Speaking of FHA loans, down payment assistance programs are being scrutinized again. Supporters of the down-payment programs say they help the FHA fulfill its goal of assisting first-time home buyers. But critics say the programs will burden the government agency, and taxpayers, with bad loans. To critics, mortgages with down-payment assistance are similar to no-money-down subprime loans, which have high default rates since the borrowers have “no skin in the game”. The FHA renewed a push to eliminate the programs this month, after warning that above-average default rates for seller-assisted down-payment programs will force the agency to request a government subsidy for the first time of over a billion dollars to cover losses.

After Friday, Wells Fargo correspondent will no longer accept loans originated using the following products: Non-conforming 40/30 balloon (40-year amortization term with 30-year balloon fixed rate), Non-conforming 40/30 5/1 LIBOR balloon (5/1 LIBOR with 40-year amortization term with 30-year balloon), Non-conforming LIBOR ARMs with six-month, 1/1 and 3/1 terms, and Conforming LIBOR ARMs with six-month and 1/1 terms.
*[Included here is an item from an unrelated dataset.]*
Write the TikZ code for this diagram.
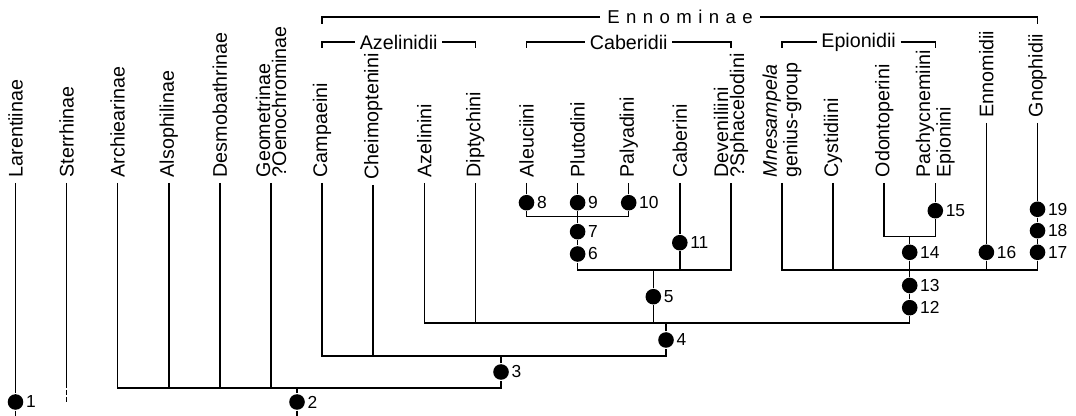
\documentclass[tikz,border=0pt]{standalone}
\usepackage{fontspec}
\setmainfont{Liberation Sans}
\newcommand{\tx}{\fontsize{9.85}{8}\selectfont}

\begin{document}
\begin{tikzpicture}[x=0.5pt,y=-0.5pt,line width=0.75pt,
   taxon/.style={rotate=90,anchor=west,align=left,inner xsep=2.5pt,inner ysep=0pt,font=\tx},
   syn/.style={circle,fill,inner sep=0pt,minimum size=7.8pt},
   num/.style={inner sep=0.6pt,font=\fontsize{8.7}{9}\selectfont},
   clade/.style={inner xsep=2pt,inner ysep=0pt,font=\tx},
   sterr/.style={dash pattern=on 2.5pt off 1pt,dash phase=2.5pt}]
   \useasboundingbox (0,0) rectangle (1076,416);
   \coordinate (base) at (0,416);

   % taxa
   \node[taxon] (lar) at (15.5,183)   {Larentiinae};
   \node[taxon] (ste) at (66.6,183)   {Sterrhinae};
   \node[taxon] (arc) at (117.7,183)  {Archiearinae};
   \node[taxon] (als) at (168.8,183)  {Alsophilinae};
   \node[taxon] (des) at (219.9,183)  {Desmobathrinae};
   \node[taxon] (geo) at (271.0,183)  {Geometrinae\\?Oenochrominae};
   \node[taxon] (cam) at (322.1,183)  {Campaeini};
   \node[taxon] (che) at (373.2,185)  {Cheimoptenini};
   \node[taxon] (aze) at (424.3,183)  {Azelinini};
   \node[taxon] (dip) at (475.4,183)  {Diptychini};
   \node[taxon] (ale) at (526.5,183)  {Aleuciini};
   \node[taxon] (plu) at (577.6,183)  {Plutodini};
   \node[taxon] (pal) at (628.7,183)  {Palyadini};
   \node[taxon] (cab) at (679.8,183)  {Caberini};
   \node[taxon] (dev) at (730.9,183)  {Deveniliini\\?Sphacelodini};
   \node[taxon] (mne) at (782.0,183)  {\textit{Mnesampela}\\genius-group};
   \node[taxon] (cys) at (833.1,183)  {Cystidiini};
   \node[taxon] (odo) at (884.2,183)  {Odontoperini};
   \node[taxon] (pac) at (935.3,183)  {Pachycnemiini\\Epionini};
   \node[taxon] (enn) at (986.4,123)  {Ennomidii};
   \node[taxon] (gno) at (1037.5,123) {Gnophidii};

   % synapomorphies
   \node[syn,label={[num]east:1}]  (s1)  at (15.5,402)    {};
   \node[syn,label={[num]east:2}]  (s2)  at (297,402)     {};
   \node[syn,label={[num]east:3}]  (s3)  at (501,372)     {};
   \node[syn,label={[num]east:4}]  (s4)  at (666,340)     {};
   \node[syn,label={[num]east:5}]  (s5)  at (653.3,296.7) {};
   \node[syn,label={[num]east:6}]  (s6)  at (577.6,254)   {};
   \node[syn,label={[num]east:7}]  (s7)  at (577.6,231.7) {};
   \node[syn,label={[num]east:8}]  (s8)  at (526.5,202.7) {};
   \node[syn,label={[num]east:9}]  (s9)  at (577.6,202.7) {};
   \node[syn,label={[num]east:10}] (s10) at (628.7,202.7) {};
   \node[syn,label={[num]east:11}] (s11) at (679.8,242.7) {};
   \node[syn,label={[num]east:12}] (s12) at (909.7,307.7) {};
   \node[syn,label={[num]east:13}] (s13) at (909.7,285.5) {};
   \node[syn,label={[num]east:14}] (s14) at (909.7,252.3) {};
   \node[syn,label={[num]east:15}] (s15) at (935.3,210.7) {};
   \node[syn,label={[num]east:16}] (s16) at (986.4,252.3) {};
   \node[syn,label={[num]east:17}] (s17) at (1037.5,252.3) {};
   \node[syn,label={[num]east:18}] (s18) at (1037.5,230.7) {};
   \node[syn,label={[num]east:19}] (s19) at (1037.5,209.3) {};

   \coordinate (c2)   at (297,388);
   \coordinate (c3)   at (501,388);
   \coordinate (c3t)  at (501,356);
   \coordinate (c4)   at (666,356);
   \coordinate (c4t)  at (666,323);
   \coordinate (c5)   at (653.3,323);
   \coordinate (c5t)  at (653.3,270);
   \coordinate (c6)   at (577.6,270);
   \coordinate (c6t)  at (577.6,216.7);
   \coordinate (c12)  at (909.7,323);
   \coordinate (c12t) at (909.7,270);
   \coordinate (c14t) at (909.7,236.7);
   \coordinate (ste-end) at (66.6,404);

   % tree
   \draw (lar.west) -- (s1) -- (lar.west |- base);
   \draw (ste.west) -- (ste.west |- c3);
   \draw[sterr] (ste.west |- c3) -- (ste-end);
   \draw (arc.west) |- (c3) -- (s3) -- (c3t);
   \draw (als.west) -- (als.west |- c3);
   \draw (des.west) -- (des.west |- c3);
   \draw (geo.west) -- (geo.west |- c3);
   \draw (c2) -- (s2) -- (c2 |- base);
   \draw (cam.west) |- (c4) -- (s4) -- (c4t);
   \draw (che.west) -- (che.west |- c4);
   \draw (aze.west) |- (c12) -- (s12) -- (s13) -- (c12t);
   \draw (dip.west) -- (dip.west |- c12);
   \draw (c5) -- (s5) -- (c5t);
   \draw (c6t) -- (s7) -- (s6) -- (c6) -| (dev.west);
   \draw (cab.west) -- (s11) -- (cab.west |- c6);
   \draw (ale.west) -- (s8) |- (c6t) -| (s10) -- (pal.west);
   \draw (plu.west) -- (s9) -- (c6t);
   \draw (mne.west) |- (gno.west |- c12t);
   \draw (cys.west) -- (cys.west |- c12t);
   \draw (c14t) -- (s14) -- (c12t);
   \draw (odo.west) |- (c14t) -| (s15) -- (pac.west);
   \draw (enn.west) -- (s16) -- (enn.west |- c12t);
   \draw (gno.west) -- (s19) -- (s18) -- (s17) -- (gno.west |- c12t);

   % clades
   \coordinate (ennL) at (322.1,24);
   \coordinate (ennR) at (1037.5,24);
   \coordinate (azeL) at (322.1,48);
   \coordinate (azeR) at (475.4,48);
   \coordinate (cabL) at (526.5,48);
   \coordinate (cabR) at (730.9,48);
   \coordinate (epiL) at (782,48);
   \coordinate (epiR) at (935.3,48);
   \node[clade,inner xsep=3.5pt,font=\fontsize{9.3}{10}\selectfont] (ennominae) at (680,17)
      {\spaceskip=3.2pt E n n o m i n a e};
   \node[clade] (azelinidii) at (398.7,42) {Azelinidii};
   \node[clade] (caberidii)  at (628.7,42) {Caberidii};
   \node[clade] (epionidii)  at (858.6,42) {Epionidii};
   \draw (ennL) |- (ennominae) -| (ennR);
   \draw (azeL) |- (azelinidii) -| (azeR);
   \draw (cabL) |- (caberidii) -| (cabR);
   \draw (epiL) |- (epionidii) -| (epiR);
\end{tikzpicture}
\end{document}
The Wall Street Journal reported that the Illinois attorney general’s office says it has found enough evidence of wrongdoing that it plans to file a civil suit against the mortgage lender and its chief executive, Angelo Mozilo. Illinois alleges that the company engaged in “unfair and deceptive practices” in the sale of mortgage loans, loosened its underwriting standards, structured loans with “risky features” and engaged in “marketing and sales techniques” that motivated employees and mortgage brokers to push loans whether or not homeowners had the ability to repay them. Countrywide’s actions (like most other lenders) were driven by its desire to boost market share and to satisfy Wall Street’s appetite for mortgage securities.

Supposedly taken from an actual court transcript:
ATTORNEY: Doctor, before you performed the autopsy, did you check for a pulse?
ATTORNEY: Did you check for blood pressure?
ATTORNEY: Did you check for breathing?
ATTORNEY: So, then it is possible that the patient was alive when you began the autopsy?
ATTORNEY: How can you be so sure, Doctor?
WITNESS: Because his brain was sitting on my desk in a jar.
ATTORNEY: I see, but could the patient have still been alive, nevertheless?
WITNESS: Yes, it is possible that he could have been alive and practicing law.